IO_Query_Dataset, an extension of the spyder dataset as seen here: https://yale-lily.github.io/spider
This is a dataset that is labelled for entity recognition in querries
The data consists of 800+ queries that have been labeled with 'I' for being part of an entity and 'O' for being outside of an entity.
The purpose of the dataset is to help target key words in queries for search engine optimization.
Please report any misslabeled data points to drewb97@gmail.com
WHY DATA WAS FORMED
- In the spider data set there are column / table names and column / table "text names". The "text names" are how the column or table name would appear in text (an example would be to take out the underscores). Much of the spider data set however deals with names that are not linked directly to their textual representation. The creators of IRNet have a good approach for token linking but that appraoch involves iterating over all values in a sequence and then matching corresponding n-grams. The data that is provided here attempts to show where in a sequence those tokens reside. You will notice that many entities that correspond to rows in a column are left out (CONDITIONAL CLAUSES IN SQL), in a future addition to this dataset I will include those for linking as well.
IRNet: https://github.com/microsoft/IRNet
HOW DATA WAS FORMED
- In order to actually match tokens in the SQL statements to their corresponding Natural Language Question, I parsed the SQL statement for the columns and tables it was pertaining to. Then I got the corresponding "text names" from the question. If the sets included from the SQL statement and the Natural Language Question were the same I threw those into the dataset, if not I did not include the example. This data was only taken from the Spyder Training set.
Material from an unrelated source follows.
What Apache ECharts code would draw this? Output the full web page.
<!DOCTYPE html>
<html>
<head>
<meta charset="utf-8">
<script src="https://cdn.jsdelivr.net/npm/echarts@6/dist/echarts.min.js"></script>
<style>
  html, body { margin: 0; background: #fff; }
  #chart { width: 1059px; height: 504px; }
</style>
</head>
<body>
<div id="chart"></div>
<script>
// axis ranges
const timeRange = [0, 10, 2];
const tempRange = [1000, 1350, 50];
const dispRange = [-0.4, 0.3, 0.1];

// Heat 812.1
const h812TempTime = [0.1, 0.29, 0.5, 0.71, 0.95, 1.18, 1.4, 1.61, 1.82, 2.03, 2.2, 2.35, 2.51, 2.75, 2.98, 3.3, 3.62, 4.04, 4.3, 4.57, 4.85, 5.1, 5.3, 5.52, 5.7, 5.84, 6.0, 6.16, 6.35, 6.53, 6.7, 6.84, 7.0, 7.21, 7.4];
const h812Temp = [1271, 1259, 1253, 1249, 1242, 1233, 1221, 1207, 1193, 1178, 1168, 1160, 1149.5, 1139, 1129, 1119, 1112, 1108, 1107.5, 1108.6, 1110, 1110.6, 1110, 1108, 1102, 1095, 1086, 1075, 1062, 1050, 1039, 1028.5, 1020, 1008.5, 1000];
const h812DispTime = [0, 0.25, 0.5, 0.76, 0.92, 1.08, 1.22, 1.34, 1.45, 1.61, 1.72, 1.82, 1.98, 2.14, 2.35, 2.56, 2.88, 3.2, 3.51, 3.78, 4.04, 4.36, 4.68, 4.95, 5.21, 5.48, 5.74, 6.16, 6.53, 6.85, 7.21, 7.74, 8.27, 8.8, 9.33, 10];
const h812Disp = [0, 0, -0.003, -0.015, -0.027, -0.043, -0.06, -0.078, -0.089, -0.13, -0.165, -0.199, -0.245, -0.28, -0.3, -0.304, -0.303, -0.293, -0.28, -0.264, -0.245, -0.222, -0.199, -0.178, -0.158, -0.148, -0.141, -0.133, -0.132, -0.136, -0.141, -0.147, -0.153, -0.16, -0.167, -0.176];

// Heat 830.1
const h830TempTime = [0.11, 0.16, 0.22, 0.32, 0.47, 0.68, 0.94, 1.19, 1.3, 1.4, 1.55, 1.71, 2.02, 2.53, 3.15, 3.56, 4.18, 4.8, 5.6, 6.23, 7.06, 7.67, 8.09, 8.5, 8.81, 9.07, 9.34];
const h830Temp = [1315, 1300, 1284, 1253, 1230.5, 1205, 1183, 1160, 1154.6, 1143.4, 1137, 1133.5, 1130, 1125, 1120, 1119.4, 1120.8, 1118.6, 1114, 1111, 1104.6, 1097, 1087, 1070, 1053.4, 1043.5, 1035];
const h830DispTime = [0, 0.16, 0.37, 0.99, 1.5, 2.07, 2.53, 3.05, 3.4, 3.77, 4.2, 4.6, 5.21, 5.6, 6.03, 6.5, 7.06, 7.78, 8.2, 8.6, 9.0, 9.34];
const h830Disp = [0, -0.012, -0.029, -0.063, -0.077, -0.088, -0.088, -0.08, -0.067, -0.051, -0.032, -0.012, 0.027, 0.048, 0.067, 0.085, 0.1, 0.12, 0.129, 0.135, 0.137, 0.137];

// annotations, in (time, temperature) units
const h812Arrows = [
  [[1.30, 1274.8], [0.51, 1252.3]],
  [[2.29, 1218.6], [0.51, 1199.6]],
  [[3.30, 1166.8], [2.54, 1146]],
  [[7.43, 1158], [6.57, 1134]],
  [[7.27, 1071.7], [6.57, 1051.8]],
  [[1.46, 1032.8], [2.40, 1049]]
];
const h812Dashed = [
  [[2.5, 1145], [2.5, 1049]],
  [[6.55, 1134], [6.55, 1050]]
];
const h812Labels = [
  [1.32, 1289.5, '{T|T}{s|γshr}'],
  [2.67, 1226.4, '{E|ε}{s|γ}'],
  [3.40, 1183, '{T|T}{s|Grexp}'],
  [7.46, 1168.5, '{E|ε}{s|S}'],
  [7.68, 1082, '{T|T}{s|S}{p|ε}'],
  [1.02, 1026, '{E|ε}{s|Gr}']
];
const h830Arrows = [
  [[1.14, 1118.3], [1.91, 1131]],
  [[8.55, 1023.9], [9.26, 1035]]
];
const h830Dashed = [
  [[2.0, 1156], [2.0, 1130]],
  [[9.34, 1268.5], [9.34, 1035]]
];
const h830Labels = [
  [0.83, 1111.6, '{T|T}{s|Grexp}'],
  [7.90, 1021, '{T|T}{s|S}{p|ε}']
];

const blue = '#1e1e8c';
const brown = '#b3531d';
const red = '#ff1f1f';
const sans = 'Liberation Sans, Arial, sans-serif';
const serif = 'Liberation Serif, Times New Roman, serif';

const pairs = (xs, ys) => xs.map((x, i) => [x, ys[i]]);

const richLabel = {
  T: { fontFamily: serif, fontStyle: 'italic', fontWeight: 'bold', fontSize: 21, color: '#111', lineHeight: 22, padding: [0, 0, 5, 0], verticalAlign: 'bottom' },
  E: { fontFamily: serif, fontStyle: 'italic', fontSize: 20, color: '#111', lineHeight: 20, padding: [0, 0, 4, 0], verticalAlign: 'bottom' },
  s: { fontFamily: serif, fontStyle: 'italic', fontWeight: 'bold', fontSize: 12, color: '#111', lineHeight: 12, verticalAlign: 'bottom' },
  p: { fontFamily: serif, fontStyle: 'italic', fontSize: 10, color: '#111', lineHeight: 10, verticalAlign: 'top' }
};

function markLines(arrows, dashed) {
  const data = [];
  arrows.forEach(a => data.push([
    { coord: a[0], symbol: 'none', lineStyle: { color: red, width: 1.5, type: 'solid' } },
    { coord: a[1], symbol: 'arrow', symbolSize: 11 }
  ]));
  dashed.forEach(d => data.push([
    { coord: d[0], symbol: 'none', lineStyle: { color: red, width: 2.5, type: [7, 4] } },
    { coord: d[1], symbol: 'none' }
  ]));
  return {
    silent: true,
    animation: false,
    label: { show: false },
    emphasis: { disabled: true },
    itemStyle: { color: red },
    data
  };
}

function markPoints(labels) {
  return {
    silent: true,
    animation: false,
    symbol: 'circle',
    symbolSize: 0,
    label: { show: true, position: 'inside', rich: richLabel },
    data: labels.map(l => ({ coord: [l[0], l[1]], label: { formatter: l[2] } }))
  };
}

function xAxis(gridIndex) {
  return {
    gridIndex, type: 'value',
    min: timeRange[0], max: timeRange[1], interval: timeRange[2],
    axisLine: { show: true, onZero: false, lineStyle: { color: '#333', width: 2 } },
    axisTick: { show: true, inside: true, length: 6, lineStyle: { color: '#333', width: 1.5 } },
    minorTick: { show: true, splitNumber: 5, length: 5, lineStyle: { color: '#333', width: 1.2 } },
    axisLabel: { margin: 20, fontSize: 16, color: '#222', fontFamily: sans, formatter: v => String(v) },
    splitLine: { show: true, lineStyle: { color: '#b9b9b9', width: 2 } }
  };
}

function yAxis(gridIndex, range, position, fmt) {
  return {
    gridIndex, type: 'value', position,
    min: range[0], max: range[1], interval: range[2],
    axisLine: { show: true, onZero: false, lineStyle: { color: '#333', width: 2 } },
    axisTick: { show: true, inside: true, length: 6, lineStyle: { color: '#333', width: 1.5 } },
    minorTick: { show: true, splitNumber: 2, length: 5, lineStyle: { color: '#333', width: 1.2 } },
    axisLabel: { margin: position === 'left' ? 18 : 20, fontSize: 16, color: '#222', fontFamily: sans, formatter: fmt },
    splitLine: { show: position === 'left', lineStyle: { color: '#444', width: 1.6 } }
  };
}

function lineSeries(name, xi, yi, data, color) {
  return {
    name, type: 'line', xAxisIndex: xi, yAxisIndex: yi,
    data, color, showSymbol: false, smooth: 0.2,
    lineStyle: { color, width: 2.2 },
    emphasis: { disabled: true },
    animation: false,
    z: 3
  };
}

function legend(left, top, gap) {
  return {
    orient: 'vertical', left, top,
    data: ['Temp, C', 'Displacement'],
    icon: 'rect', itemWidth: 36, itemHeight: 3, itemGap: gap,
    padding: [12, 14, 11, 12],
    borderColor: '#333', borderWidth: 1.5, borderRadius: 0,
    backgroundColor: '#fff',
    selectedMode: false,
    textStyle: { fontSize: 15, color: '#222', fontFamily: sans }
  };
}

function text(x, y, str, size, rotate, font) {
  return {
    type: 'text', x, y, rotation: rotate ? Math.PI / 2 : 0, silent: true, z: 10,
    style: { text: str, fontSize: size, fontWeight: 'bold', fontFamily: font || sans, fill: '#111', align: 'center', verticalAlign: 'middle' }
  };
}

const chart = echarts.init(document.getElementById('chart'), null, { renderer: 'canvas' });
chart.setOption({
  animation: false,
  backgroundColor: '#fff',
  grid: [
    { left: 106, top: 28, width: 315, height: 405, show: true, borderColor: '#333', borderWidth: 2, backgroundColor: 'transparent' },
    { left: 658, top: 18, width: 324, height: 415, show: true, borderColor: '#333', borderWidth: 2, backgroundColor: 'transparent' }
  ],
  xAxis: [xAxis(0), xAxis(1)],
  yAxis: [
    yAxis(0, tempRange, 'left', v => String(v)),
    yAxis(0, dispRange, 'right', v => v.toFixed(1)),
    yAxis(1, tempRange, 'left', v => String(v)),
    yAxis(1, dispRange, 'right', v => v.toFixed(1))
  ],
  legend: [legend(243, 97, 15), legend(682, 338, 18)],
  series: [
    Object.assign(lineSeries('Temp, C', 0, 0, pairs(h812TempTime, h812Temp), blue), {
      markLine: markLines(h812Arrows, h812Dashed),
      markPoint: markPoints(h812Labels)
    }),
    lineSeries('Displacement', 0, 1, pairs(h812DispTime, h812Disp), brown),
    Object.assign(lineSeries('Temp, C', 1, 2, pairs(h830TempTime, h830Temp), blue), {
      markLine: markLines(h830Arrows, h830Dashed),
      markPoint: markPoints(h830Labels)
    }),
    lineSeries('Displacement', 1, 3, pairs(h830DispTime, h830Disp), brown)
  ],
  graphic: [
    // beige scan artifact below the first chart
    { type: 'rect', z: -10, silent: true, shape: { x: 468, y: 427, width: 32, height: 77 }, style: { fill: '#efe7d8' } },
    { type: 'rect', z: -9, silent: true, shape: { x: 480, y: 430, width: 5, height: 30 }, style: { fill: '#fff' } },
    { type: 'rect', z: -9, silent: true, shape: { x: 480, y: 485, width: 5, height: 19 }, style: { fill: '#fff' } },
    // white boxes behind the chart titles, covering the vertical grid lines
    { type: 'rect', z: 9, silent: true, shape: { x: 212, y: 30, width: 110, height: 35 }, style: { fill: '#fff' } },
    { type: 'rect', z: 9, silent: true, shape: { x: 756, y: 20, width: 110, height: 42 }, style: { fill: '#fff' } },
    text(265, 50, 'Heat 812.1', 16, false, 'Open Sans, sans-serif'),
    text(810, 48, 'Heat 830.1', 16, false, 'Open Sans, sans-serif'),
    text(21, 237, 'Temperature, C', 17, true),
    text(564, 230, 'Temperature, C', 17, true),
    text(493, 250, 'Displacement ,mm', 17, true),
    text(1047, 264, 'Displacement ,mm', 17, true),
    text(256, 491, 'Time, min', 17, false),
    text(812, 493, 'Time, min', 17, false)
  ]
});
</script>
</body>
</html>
In the file "ConditionalRandomField_Output_Clause.py" I ran a conditional random field with respect to the parse tree that was given for a certain question and the results were somewhat good. On the test data set the accuracy after doing some cross-validation was able to achieve 93.9% accuracy. Meaning it messed up on 8 querries out of the 130 that were tested (not bad).
I will be posting a dataset with labels for Conditional Clauses either later today or tomorrow.